What fascinated me most were the kids that drive everyone else nuts. These kids were losing their shit. Screaming, throwing themselves on the floor, clamping themselves onto their parents legs while begging for whatever they felt they can’t live without. Every time I saw a kid melt down when Mommy had her hands full and was looking the other way for a millisecond, or kids who ran between tables terrorizing other patrons while their parents ignored not only their kids’ behavior, but the reaction it was getting from other adults, I thought “Your kid is going to grow up, get married, and end up on the pages of Ladies’ Home Journal, and it’ll be your fault.”

The kicker came after the museum closed. The Pirate and I waited outside for the girls to finish up their tour of the Tactile Dome. A boy of about 12 tackled his grandmother, knocking the woman to the ground. The woman sat there, looking dazed and monitoring herself for possible injury for a few minutes while the kid stood over her, grinning. A man I presumed to be the kid’s father came up and scolded him, but the grin never left the kid’s face, he never apologized, and once granny got up and went away limping, the kid ran off to play with his siblings/friends. Even the adults said nothing about it among themselves, acting as though it was perfectly okay that this woman would certainly have bruises and scrapes (she had fallen hard on a concrete sidewalk) and could have more serious injuries (she fell right onto her tailbone – a sure recipe for back injury).
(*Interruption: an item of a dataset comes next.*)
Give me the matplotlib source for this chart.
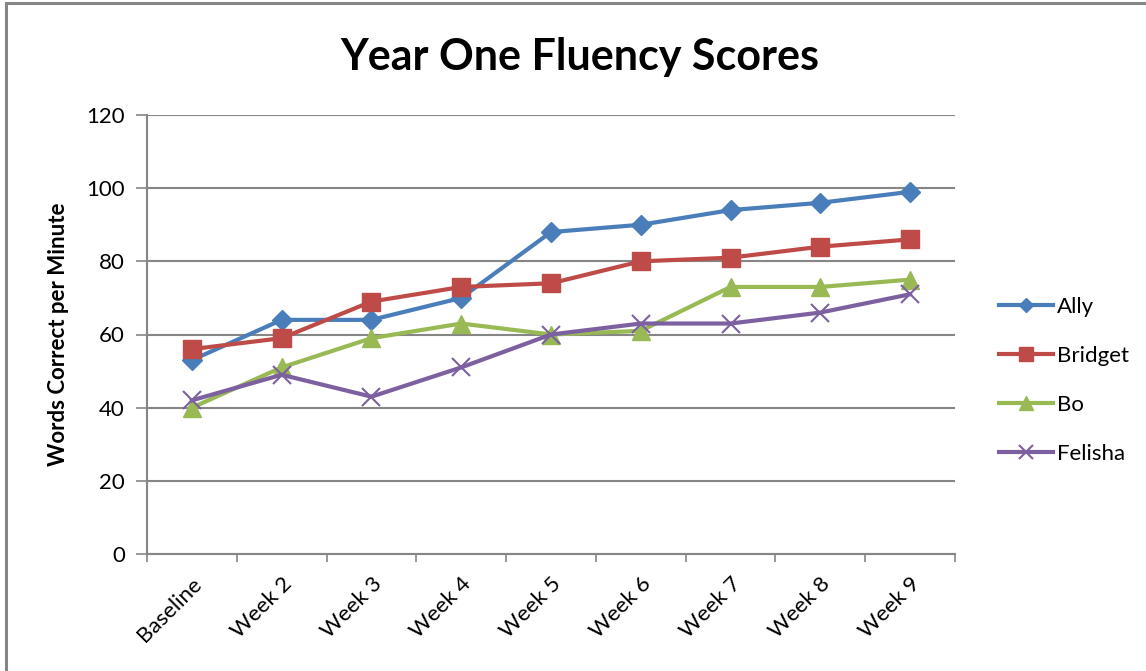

Nobody walked the older lady to her car or looked in her direction as she shuffled away.

This kid is going to grow up with the sense that his actions have no consequences about which he need ever be concerned. He’s going to think that no matter what he does, it’s someone else’s problem. He will never feel that he has to monitor himself or take responsibility for any mess he makes. What kind of adult relationships can he look forward to?

I despair of a country that sees children as either decorative imbeciles too stupid to be given any responsibility or as bothersome pests, best ignored until they’re old enough to make entertaining party conversation. Neither does anything to prepare children for the life of a responsible, self-actualized adult. But maybe I’m being too harsh. Maybe I should be more grateful that parents everywhere are grooming their children to entertain me by becoming the subject of columns with titles like “I’m a Hoarder and My Husband Hates It.” Your husband may hate it, but I can’t get enough of that stuff.